Getting started#

This package serves as a skeleton package aiding at developing compatible scikit-learn contribution.

Creating your own scikit-learn contribution package#

Download and setup your repository#

To create your package, you need to clone the project-template repository:

git clone https://github.com/scikit-learn-contrib/project-template.git

Before to reinitialize your git repository, you need to make the following changes. Replace all occurrences of skltemplate, sklearn-template, or project-template with the name of you own project. You can find all the occurrences using the following command:

git grep skltemplate
git grep sklearn-template
git grep project-template

To remove the history of the template package, you need to remove the .git directory:

rm -rf .git

Then, you need to initialize your new git repository:

git init
git add .
git commit -m 'Initial commit'

Finally, you create an online repository on GitHub and push your code online:

git remote add origin https://github.com/your_remote/your_contribution.git
git push origin main

Develop your own scikit-learn estimators#

You can modify the source files as you want. However, your custom estimators need to pass the check_estimator test to be scikit-learn compatible. We provide a file called test_common.py where we run the checks on our custom estimators.

You can refer to the User Guide to help you create a compatible scikit-learn estimator.

In any case, developers should endeavor to adhere to scikit-learn’s Contributor’s Guide which promotes the use of:

algorithm-specific unit tests, in addition to check_estimator’s common tests;
PEP8-compliant code;
a clearly documented API using NumpyDoc and PEP257-compliant docstrings;
references to relevant scientific literature in standard citation formats;
doctests to provide succinct usage examples;
standalone examples to illustrate the usage, model visualisation, and benefits/benchmarks of particular algorithms;
efficient code when the need for optimization is supported by benchmarks.

Managing your local and continuous integration environment#

Here, we set up for you an repository that uses pixi. The pixi.toml file defines the packages and tasks to be run that we will present below. You can refer to the following documentation link to install pixi: https://pixi.sh/latest/#installation

Once done, you can refer to the documentation to get started but we provide the command below to interact with the main task requested to develop your package.

Edit the documentation#

The documentation is created using Sphinx. In addition, the examples are created using sphinx-gallery. Therefore, to generate locally the documentation, you can leverage the following pixi task:

pixi run build-doc

The documentation is made of:

a home page, doc/index.rst;
an API documentation, doc/api.rst in which you should add all public objects for which the docstring should be exposed publicly.
a User Guide documentation, doc/user_guide.rst, containing the narrative documentation of your package, to give as much intuition as possible to your users.
examples which are created in the examples/ folder. Each example illustrates some usage of the package. the example file name should start by plot_*.py.

Local testing#

To run the tests locally, you can use the following command:

pixi run test

It will use pytest under the hood to run the package tests.

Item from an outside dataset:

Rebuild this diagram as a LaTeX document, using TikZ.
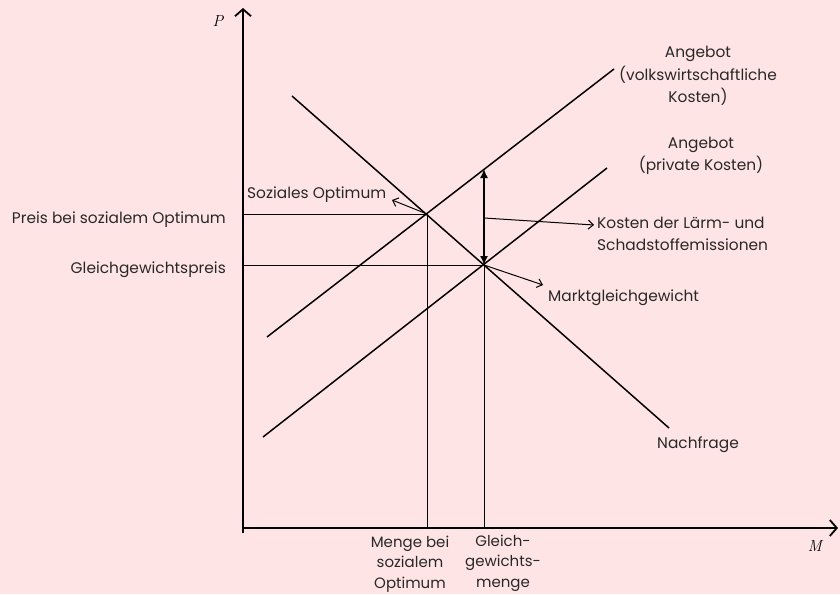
\documentclass[tikz,border=0pt]{standalone}
\usepackage{fontspec}
\setmainfont{Poppins}
\usetikzlibrary{arrows.meta}
\definecolor{bg}{RGB}{255,228,230}
\definecolor{txt}{RGB}{40,40,40}
\begin{document}
\begin{tikzpicture}[x=1pt,y=-1pt,
  lbl/.style={text=txt,font=\fontsize{15.4}{22}\selectfont,inner sep=0pt,align=center,anchor=base},
  lblb/.style={lbl,font=\fontsize{15}{20.5}\selectfont},
  axis/.style={line width=1.8pt,-{Straight Barb[length=7pt,width=16pt,line width=1.8pt]}},
  curve/.style={line width=1.5pt},
  guide/.style={line width=0.7pt},
  pointer/.style={line width=1pt,-{Straight Barb[length=5pt,width=9pt]}},
  axlbl/.style={font=\fontfamily{lmr}\itshape\fontsize{16}{18}\selectfont,inner sep=0pt}]
\fill[bg] (0,0) rectangle (840,594);
\useasboundingbox (0,0) rectangle (840,594);
% axes
\coordinate (O) at (243,528);
\coordinate (Ytop) at (243,8);
\coordinate (Xend) at (838,528);
\draw[axis] (O) ++(0,5) -- (Ytop);
\draw[axis] (O) -- (Xend);
\node[axlbl] (P) at (218,21) {P};
\node[axlbl] (M) at (815,546) {M};
% curves
\coordinate (D1) at (292,96);
\coordinate (D2) at (669,428);
\coordinate (S1a) at (267,337);
\coordinate (S1b) at (614,69);
\coordinate (S2a) at (263,437);
\coordinate (S2b) at (607,168);
\draw[curve] (D1) -- (D2);
\draw[curve] (S1a) -- (S1b);
\draw[curve] (S2a) -- (S2b);
% points
\coordinate (SO) at (427,214);
\coordinate (GG) at (484,265);
\coordinate (top) at (484,169);
\coordinate (mid) at (484,218);
\draw[guide] (SO -| O) -- (SO) -- (SO |- O);
\draw[guide] (GG -| O) -- (GG) -- (GG |- O);
\draw[line width=1.6pt,{Latex[length=9pt,width=8pt]}-{Latex[length=9pt,width=8pt]}] (top) -- (GG);
% labels
\node[lbl,anchor=base east] (preisSO) at (226,223) {Preis bei sozialem Optimum};
\node[lbl,anchor=base east] (preisGG) at (226,273) {Gleichgewichtspreis};
\node[lblb] (mengeSO) at (410,588) {Menge bei\\sozialem\\Optimum};
\node[lblb] (mengeGG) at (503,587) {Gleich-\\gewichts-\\menge};
\node[lbl,anchor=base west] (sozOpt) at (247,198) {Soziales Optimum};
\node[lbl] (angVW) at (698,102) {Angebot\\(volkswirtschaftliche\\Kosten)};
\node[lbl] (angPr) at (701,170) {Angebot\\(private Kosten)};
\node[lbl,align=left,anchor=base west] (kosten) at (597,250) {Kosten der Lärm- und\\Schadstoffemissionen};
\node[lbl,anchor=base west] (markt) at (548,301) {Marktgleichgewicht};
\node[lbl,anchor=base west] (nachfrage) at (657,448) {Nachfrage};
% pointers
\coordinate (sozTip) at (392,200);
\coordinate (kostTip) at (594,225);
\coordinate (marktTip) at (543,285);
\draw[pointer] (SO) -- (sozTip);
\draw[pointer] (mid) -- (kostTip);
\draw[pointer] (GG) -- (marktTip);
\end{tikzpicture}
\end{document}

In addition, you have a linter task to check the code consistency in terms of style:

pixi run lint

Activating the development environment#

In the case that you don’t want to use the pixi run commands and directly interact with the usual python tools, you can activate the development environment:

pixi shell -e dev

This will activate an environment containing the dependencies needed to run the linters, tests, and build the documentation. So for instance, you can run the tests with:

pytest -vsl skltemplate

In this case, you can even use pre-commit before using git. You will need to initialize it with:

pre-commit install

Setup the continuous integration#

The project template already contains configuration files of the continuous integration system. It leverage the above pixi commands and run on GitHub Actions. In short, it will:

run the tests on the different platforms (Linux, MacOS, Windows) and upload the coverage report to codecov.io;
check the code style (linter);
build the documentation and deploy it automatically on GitHub Pages.

Publish your package#

You can make your package available through PyPi and conda-forge. Refer to the associated documentation to be able to upload your packages such that it will be installable with pip and conda.